= Directions for this task =
Can you set down, exactly as they appear below, the lines from the opening of the material through the one bearing "from matplotlib.ticker import MultipleLocator", minus the pictures?

======== Supplied information ========

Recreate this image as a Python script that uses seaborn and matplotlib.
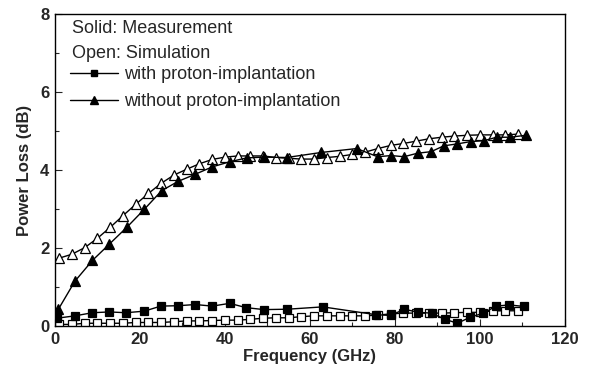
import matplotlib
matplotlib.use("Agg")
import matplotlib.pyplot as plt
import seaborn as sns
import numpy as np
from matplotlib.lines import Line2D
from matplotlib.ticker import MultipleLocator

# Simulation (open markers), frequencies 1,4,...,109 GHz
sim_freq = [1, 4, 7, 10, 13, 16, 19, 22, 25, 28, 31, 34, 37, 40, 43, 46, 49, 52, 55,
            58, 61, 64, 67, 70, 73, 76, 79, 82, 85, 88, 91, 94, 97, 100, 103, 106, 109]
sim_without = [1.74, 1.84, 2.01, 2.25, 2.53, 2.83, 3.12, 3.40, 3.66, 3.87, 4.02, 4.16, 4.27,
               4.33, 4.36, 4.36, 4.36, 4.32, 4.30, 4.28, 4.28, 4.32, 4.35, 4.40, 4.46, 4.55,
               4.63, 4.68, 4.74, 4.80, 4.84, 4.87, 4.89, 4.90, 4.90, 4.90, 4.92]
sim_with = [0.04, 0.04, 0.07, 0.07, 0.07, 0.07, 0.09, 0.09, 0.09, 0.11, 0.13, 0.13, 0.14,
            0.15, 0.15, 0.17, 0.20, 0.21, 0.21, 0.24, 0.26, 0.26, 0.26, 0.26, 0.26, 0.28,
            0.31, 0.33, 0.33, 0.33, 0.33, 0.34, 0.35, 0.35, 0.39, 0.39, 0.39]

# Measurement (solid markers)
meas_without_freq = [0.8, 4.7, 8.8, 12.8, 16.9, 21.0, 25.1, 29.0, 33.0, 37.0, 41.1, 45.1, 49.2,
                     54.5, 62.7, 71.0, 75.9, 79.1, 82.1, 85.3, 88.5, 91.5, 94.7, 97.9, 100.9,
                     103.9, 107.1, 110.8]
meas_without = [0.43, 1.15, 1.68, 2.10, 2.53, 2.99, 3.47, 3.71, 3.89, 4.08, 4.21, 4.31, 4.33,
                4.32, 4.45, 4.55, 4.34, 4.37, 4.34, 4.43, 4.47, 4.62, 4.67, 4.73, 4.75,
                4.84, 4.84, 4.89]
meas_with_freq = [0.5, 4.7, 8.8, 12.8, 16.7, 21.0, 24.9, 29.0, 33.0, 37.0, 41.1, 45.0, 49.2,
                  54.7, 63.0, 75.5, 79.0, 82.2, 85.5, 88.6, 91.8, 94.7, 97.6, 100.8, 103.8,
                  106.9, 110.4]
meas_with = [0.20, 0.26, 0.34, 0.36, 0.34, 0.38, 0.51, 0.52, 0.55, 0.51, 0.58, 0.47, 0.42,
             0.43, 0.49, 0.29, 0.27, 0.43, 0.35, 0.33, 0.17, 0.07, 0.22, 0.33, 0.51,
             0.54, 0.50]

legend_labels = ["with proton-implantation", "without proton-implantation"]

sns.set_style("ticks")
plt.rcParams['font.family'] = ['Liberation Sans', 'DejaVu Sans']

fig = plt.figure(figsize=(5.9, 3.78), dpi=100)
ax = fig.add_axes([0.0932, 0.1376, 0.8644, 0.8254])

ms = 5.8
common = dict(color="black", linewidth=1.0, markeredgecolor="black", markeredgewidth=0.9)

sns.lineplot(x=sim_freq, y=sim_without, ax=ax, marker="^", markersize=ms + 1.2,
             markerfacecolor="white", **common)
sns.lineplot(x=meas_without_freq, y=meas_without, ax=ax, marker="^", markersize=ms + 1.2,
             markerfacecolor="black", **common)
sns.lineplot(x=sim_freq, y=sim_with, ax=ax, marker="s", markersize=ms,
             markerfacecolor="white", **common)
sns.lineplot(x=meas_with_freq, y=meas_with, ax=ax, marker="s", markersize=ms,
             markerfacecolor="black", **common)

ax.set_xlim(0, 120)
ax.set_ylim(0, 8)
ax.xaxis.set_major_locator(MultipleLocator(20))
ax.xaxis.set_minor_locator(MultipleLocator(10))
ax.yaxis.set_major_locator(MultipleLocator(2))
ax.yaxis.set_minor_locator(MultipleLocator(1))
ax.tick_params(which="both", direction="in", top=False, right=False, width=0.8)
ax.tick_params(which="major", length=5, labelsize=12, pad=4)
ax.tick_params(which="minor", length=3)
for lab in ax.get_xticklabels() + ax.get_yticklabels():
    lab.set_fontweight("bold")
for sp in ax.spines.values():
    sp.set_visible(True)
    sp.set_linewidth(1.0)
    sp.set_color("black")

ax.set_xlabel("Frequency (GHz)", fontsize=12, fontweight="bold", labelpad=2)
ax.set_ylabel("Power Loss (dB)", fontsize=12, fontweight="bold", labelpad=6)

ax.text(0.033, 0.954, "Solid: Measurement", transform=ax.transAxes, fontsize=13,
        va="center", ha="left")
ax.text(0.033, 0.874, "Open: Simulation", transform=ax.transAxes, fontsize=13,
        va="center", ha="left")

handles = [Line2D([], [], color="black", lw=1.0, marker="s", markersize=5.0,
                  markerfacecolor="black", markeredgecolor="black"),
           Line2D([], [], color="black", lw=1.0, marker="^", markersize=6.0,
                  markerfacecolor="black", markeredgecolor="black")]
ax.legend(handles, legend_labels, loc="upper left", bbox_to_anchor=(0.029, 0.832),
          frameon=False, fontsize=13, handlelength=2.67, handletextpad=0.33,
          labelspacing=0.55, borderaxespad=0.0, borderpad=0.0)

fig.savefig("out.png", dpi=100)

========

= Exercise result =
Recreate this image as a Python script that uses seaborn and matplotlib.
import matplotlib
matplotlib.use("Agg")
import matplotlib.pyplot as plt
import seaborn as sns
import numpy as np
from matplotlib.lines import Line2D
from matplotlib.ticker import MultipleLocator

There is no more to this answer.